Statistical efficiency and complexity of curve fitting algorithms

Quantified Score

Visualization

Abstract

This thesis is devoted to the problem of fitting parameterized curves to noisy data. In the first chapter we analyze the orthogonal least squares fit (OLSF) of simple curves such as lines and circles. We investigates theoretical issues such as the existence and the uniqueness of LSF and present various parameterization schemes. We evaluate several popular algorithms and propose a new one that surpasses the existing methods in reliability. Finally we discuss and compare direct (algebraic) circle fits. The second chapter is devoted to the statistical efficiency of curve fitting algorithms.
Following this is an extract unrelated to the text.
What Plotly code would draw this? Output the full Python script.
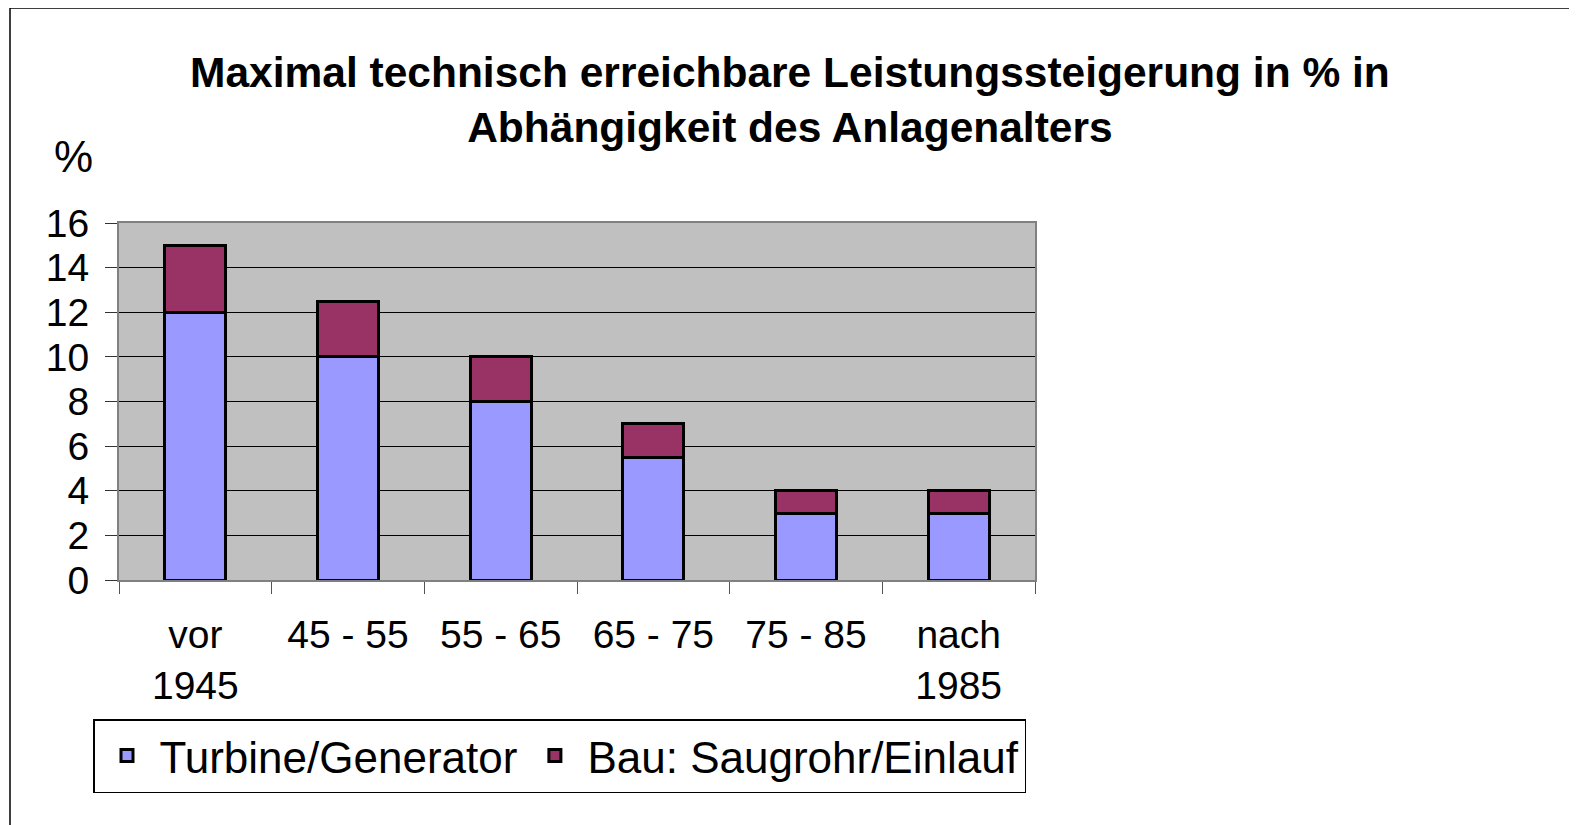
import plotly.graph_objects as go

categories = ["vor<br>1945", "45 - 55", "55 - 65", "65 - 75", "75 - 85", "nach<br>1985"]
turbine = [12, 10, 8, 5.5, 3, 3]
bau = [3, 2.5, 2, 1.5, 1, 1]
y_ticks = [0, 2, 4, 6, 8, 10, 12, 14, 16]

OFF = 8  # page body margin
W, H = 1577 - OFF, 825 - OFF
# plot area in page pixels
L, R, T, B = 119, 1035, 223, 580
pw, ph = R - L, B - T

def px(x):
    return (x - L) / pw

def py(y):
    return (B - y) / ph

font = "Liberation Sans, Arial, sans-serif"

fig = go.Figure()
fig.add_trace(go.Bar(x=categories, y=turbine, name="Turbine/Generator",
                     marker=dict(color="#9999FF", line=dict(color="black", width=3))))
fig.add_trace(go.Bar(x=categories, y=bau, name="Bau: Saugrohr/Einlauf",
                     marker=dict(color="#993366", line=dict(color="black", width=3))))

fig.update_layout(
    width=W, height=H,
    barmode="stack", bargap=0.6,
    plot_bgcolor="#C0C0C0", paper_bgcolor="white",
    margin=dict(l=L - OFF, r=W - (R - OFF), t=T - OFF, b=H - (B - OFF), autoexpand=False),
    font=dict(family=font, size=38, color="black"),
    showlegend=True,
    legend=dict(orientation="h", x=px(93), y=py(719), xanchor="left", yanchor="top",
                traceorder="normal",
                bordercolor="black", borderwidth=1.5, bgcolor="white",
                font=dict(size=44), itemwidth=55),
    xaxis=dict(tickson="boundaries", ticks="outside", ticklen=12, tickcolor="#555",
               showline=True, linecolor="#808080", linewidth=2, mirror=True,
               showgrid=False, tickfont=dict(size=39), ticklabelstandoff=19),
    yaxis=dict(range=[0, 16], tickvals=y_ticks, ticks="outside", ticklen=12, tickcolor="#333",
               showline=True, linecolor="#808080", linewidth=2, mirror=True,
               showgrid=True, gridcolor="black", gridwidth=1, zeroline=False,
               tickfont=dict(size=39), ticklabelstandoff=8),
)

fig.add_annotation(text="<b>Maximal technisch erreichbare Leistungssteigerung in % in<br>Abhängigkeit des Anlagenalters</b>",
                   xref="paper", yref="paper", x=px(790), y=py(100), xanchor="center", yanchor="middle",
                   showarrow=False, font=dict(size=42.5), align="center")
fig.add_annotation(text="%", xref="paper", yref="paper", x=px(73), y=py(156),
                   xanchor="center", yanchor="middle", showarrow=False, font=dict(size=44))

# outer border
fig.add_shape(type="rect", xref="paper", yref="paper",
              x0=px(10), x1=px(1575), y0=py(830), y1=py(8),
              line=dict(color="black", width=1.5), layer="below")

fig.write_html("out.html")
Under certain assumptions (known as Cartesian and radial functional models), we derive asymptotic expressions for the bias and the covariance matrix of the parameter estimates. We extend Kanatani's version of the Cramer-Rao lower bound to more general estimates that include many popular algorithms (most notably, the orthogonal least squares and algebraic fits). We also show that the gradient-weighted algebraic fit (GRAF) is statistically efficient and describe all other statistically efficient algebraic fits. In the third chapter we show that, sometimes, the GRAF admits a substantial reduction of complexity and we determine the precise conditions under which this is possible. It turns out that this is, indeed, possible when one fits circles but not ellipses or hyperbolas.